AI

Nvidia, Intel tout marks in MLPerf benchmarks running Llama 2 70B

Nvidia took a bow for delivering the fastest platform for inference on generative AI in the latest industry-standard tests as part of MLPerf benchmarks released Wednesday. Meanwhile, Intel touted its Gaudi 2 accelerator as the only benchmarked alternative to Nvidia’s H100 for generative AI performance.

For the first time, ML Commons added Llama 2 70B to its inference benchmarking suite, MLPerf Inference 4.0. “In terms of model parameters, Llama 2 is a dramatic increase to the models in the inference suite,” said Mitchelle Rasquinha, co-chair of the MLPerf Inference working group.

MLPerf Inference 4.0 benchmarks included more than 8,500 performance results across 23 submitting organizations, including Nvidia, Intel, Google, Broadcom, Cisco, HPE, Juniper Networks, Oracle, Qualcomm, Supermicro and more.

Four companies also submitted data center-focused power numbers for MLPerf Inference 4.0, which evaluated power consumption captured while inference benchmarks were running. They were Dell, Fujitsu, Nvidia and Qualcomm.

Nvidia relied on TensorRT-LLM software to speed up inference when running on Nvidia Hopper GPUs on GPT-J LLM by 3x over a benchmark from six months ago. The company took the opportunity to tout its new NIM for inference microservices including TensorRT-LLM for businesses to use.

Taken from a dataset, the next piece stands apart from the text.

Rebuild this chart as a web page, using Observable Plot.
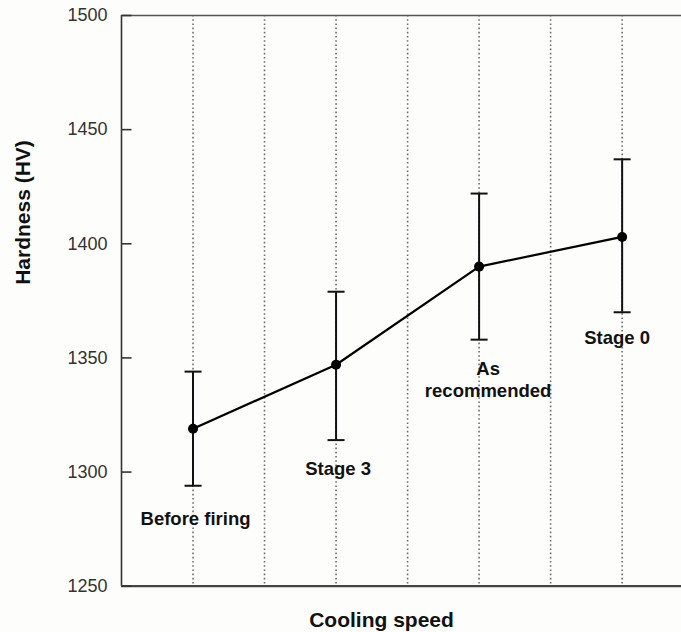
<!DOCTYPE html>
<html>
<head>
<meta charset="utf-8">
<script src="https://cdn.jsdelivr.net/npm/d3@7"></script>
<script src="https://cdn.jsdelivr.net/npm/@observablehq/plot@0.6"></script>
<style>
  html, body { margin: 0; padding: 0; background: #fdfdfb; }
  #chart { width: 681px; height: 632px; }
</style>
</head>
<body>
<div id="chart"></div>
<script>
// ---- data ----
const categories = ["Before firing", "Stage 3", "As recommended", "Stage 0"];
const labelTexts = ["Before firing", "Stage 3", "As\nrecommended", "Stage 0"];
const xPositions = [1, 3, 5, 7];
const hardness = [1319, 1347, 1390, 1403];
const errLow = [1294, 1314, 1358, 1370];
const errHigh = [1344, 1379, 1422, 1437];
const yTicks = [1250, 1300, 1350, 1400, 1450, 1500];
const gridX = [1, 2, 3, 4, 5, 6, 7];
const xLabel = "Cooling speed";
const yLabel = "Hardness (HV)";

const rows = categories.map((c, i) => ({
  category: c, label: labelTexts[i], x: xPositions[i],
  y: hardness[i], lo: errLow[i], hi: errHigh[i]
}));

// ---- styles ----
const labelOffsets = [ {dx: 2.5, dy: 32}, {dx: 2, dy: 28}, {dx: 9, dy: 39}, {dx: -5, dy: 25} ];
const capSymbol = {
  draw(ctx) { ctx.moveTo(-8.5, 0); ctx.lineTo(8.5, 0); }
};
const inwardTick = {
  draw(ctx) { ctx.moveTo(0, 0); ctx.lineTo(10, 0); }
};
const font = "'Liberation Sans', Arial, Helvetica, sans-serif";

const chart = Plot.plot({
  width: 681,
  height: 632,
  marginLeft: 121,
  marginRight: 0,
  marginTop: 15,
  marginBottom: 46.3,
  style: { background: "#fdfdfb", fontFamily: font },
  x: { domain: [0, 7.83], axis: null },
  y: { domain: [1250, 1500], axis: null },
  marks: [
    // dotted vertical grid
    Plot.ruleX(gridX, { stroke: "#6f6f6f", strokeWidth: 1.6, strokeDasharray: "1.6,2.6" }),
    // frame lines
    Plot.ruleX([0], { stroke: "#333", strokeWidth: 1.6 }),
    Plot.ruleY([1500], { stroke: "#555", strokeWidth: 1.6 }),
    Plot.ruleY([1250], { stroke: "#444", strokeWidth: 2.2 }),
    // y axis: inward ticks and labels
    Plot.dot(yTicks, { y: d => d, frameAnchor: "left", symbol: inwardTick, stroke: "#333", strokeWidth: 1.6 }),
    Plot.axisY(yTicks, { tickSize: 0, tickPadding: 14, tickFormat: d3.format("d"), fontSize: 18, fill: "#333", label: null }),
    // error bars
    Plot.ruleX(rows, { x: "x", y1: "lo", y2: "hi", stroke: "#111", strokeWidth: 2 }),
    Plot.dot(rows, { x: "x", y: "lo", symbol: capSymbol, stroke: "#111", strokeWidth: 2 }),
    Plot.dot(rows, { x: "x", y: "hi", symbol: capSymbol, stroke: "#111", strokeWidth: 2 }),
    // line and points
    Plot.line(rows, { x: "x", y: "y", stroke: "#000", strokeWidth: 2.2 }),
    Plot.dot(rows, { x: "x", y: "y", r: 5, fill: "#000", stroke: "none" }),
    // point labels
    ...rows.map((d, i) => Plot.text([d], {
      x: "x", y: "lo", text: "label",
      dx: labelOffsets[i].dx, dy: labelOffsets[i].dy,
      fontSize: 18.5, fontWeight: "bold", fill: "#111",
      textAnchor: "middle", lineAnchor: "middle", lineHeight: 1.19
    })),
    // axis titles
    Plot.text([xLabel], {
      frameAnchor: "bottom", dx: -20, dy: 34, lineAnchor: "middle",
      fontSize: 21, fontWeight: "bold", fill: "#111"
    }),
    Plot.text([yLabel], {
      frameAnchor: "left", rotate: -90, dx: -98, dy: -16, lineAnchor: "middle",
      fontSize: 21, fontWeight: "bold", fill: "#111"
    })
  ]
});

document.getElementById("chart").appendChild(chart);
</script>
</body>
</html>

Nvidia H200 Tensor Core chart on MLPerf results march 2024

TensorRT-LLM running on memory-enhanced H200 GPUs produced up to 31,000 tokens per second, which set a record for a Llama 2 benchmark, Nvidia said.   H200 GPUs are shipping and will soon be available from nearly 20 system builders and cloud providers.  They include 141GB of HBM3e memory running at 4.8TB/second, which represent 76% more memory that runs 43% faster over the H100 GPUs. They use the same boards and software as H100 GPUs.

Intel also submitted Gaudi 2 accelerator results for Llama 2 70B which delivered 8035 offline tokens per second and 6287.5 server tokens kper second. Gaudi Llama results relied on the Hugging Fact Text Generation Interface.   Intel Gaudi 2 accelerators and 5th Gen Xeon processors are available for evaluation in the Intel Developer Cloud.